The centerpiece atop the cake is the lead's badass, star-making performance. The dashing Dan Stevens (TV's "Downton Abbey") is so fiercely effective as David. Upfront, he's a magnetic charmer who can seduce with his cold, piercingly blue eyes and sly grin, but he has such an effortlessly confident and mysterious presence, too. From charismatic to menacingly rattling, the actor can always make a seamless switch, or maintain both tones at the same time, and ultimately makes an unstoppable killer interesting again. With his chiseled handsomeness, efficiency and cheeky humor, one can't imagine anyone else besides Stevens in the part. The casting of the Peterson family is also ideal. As the parents, Sheila Kelley is affectingly sad-eyed as grieving mother Laura, while Leland Orser is hilariously jittery as father Spencer who likes sharing a beer with David, as well as the stress of not making enough money, until his regional manager is mysteriously killed. Maika Monroe is eye-catching and sweetly edgy as daughter Anna, who sports a retro waitress uniform. She is thankfully handled as a proactive heroine; Anna is no dummy, quickly realizing that the all-too-charming and very mysterious David is the common denominator when her friend is killed and her boyfriend gets charged for the murder. Brendan Meyer is also identifiable as son Luke, who sees David as an avenging angel, a switchblade-wielding role model, and a reminder of his older brother.

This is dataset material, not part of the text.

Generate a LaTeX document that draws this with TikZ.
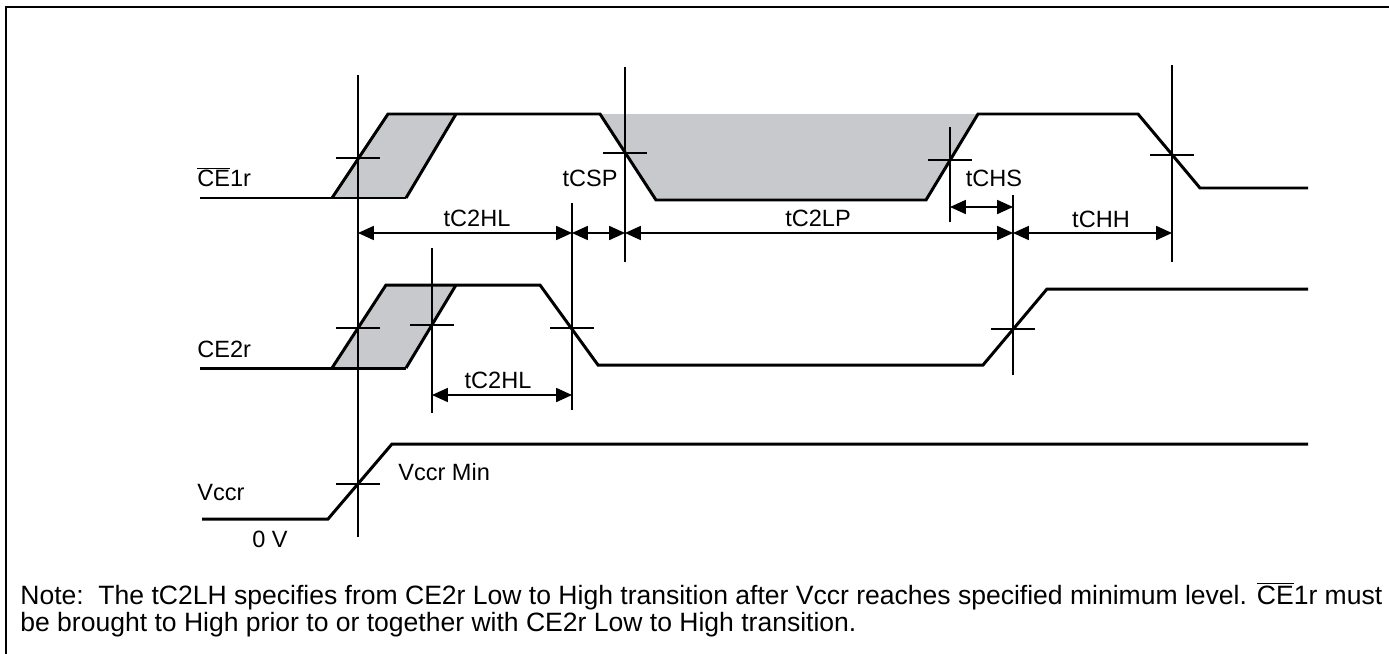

For much of its lean 99 minutes, "The Guest" is a slow burn before it reveals its hand and turns into a knowing, brazenly over-the-top actioner that's all tonally by design. Its shift isn't unlike "The Cabin in the Woods," transitioning from Richard Jenkins and Bradley Whitford's characters at a corporate work facility to five college kids getting ready to go to the cabin, and like that 2012 piece of genre perfection, it still feels like the same movie. When the screenplay takes away the mystique of who David is and what he wants (which is pretty clear) and a military leader (Lance Reddick) enters, the film quickly explains itself without dumping on too much exposition. A key bar sequence, where David takes out Luke's school bullies who are drinking underage, is entertaining as hell in its bone-crunching brutality and attention to taut editing. Finally, there's a haunted-house maze at the school entrance of the Halloween Dance, which is amusingly convenient for a tense funhouse-like climax that does the opposite of tapering off. Without ever trying to be anything more than it is, "The Guest" is a blast of an adult crowd-pleaser that blows the doors off of idiotic, junky, self-serious studio thrillers. Sometimes, a cigar is just a cigar—or a body-count thriller is just a body-count thriller—but Hitchcock might have approved of this indelible slice of cake.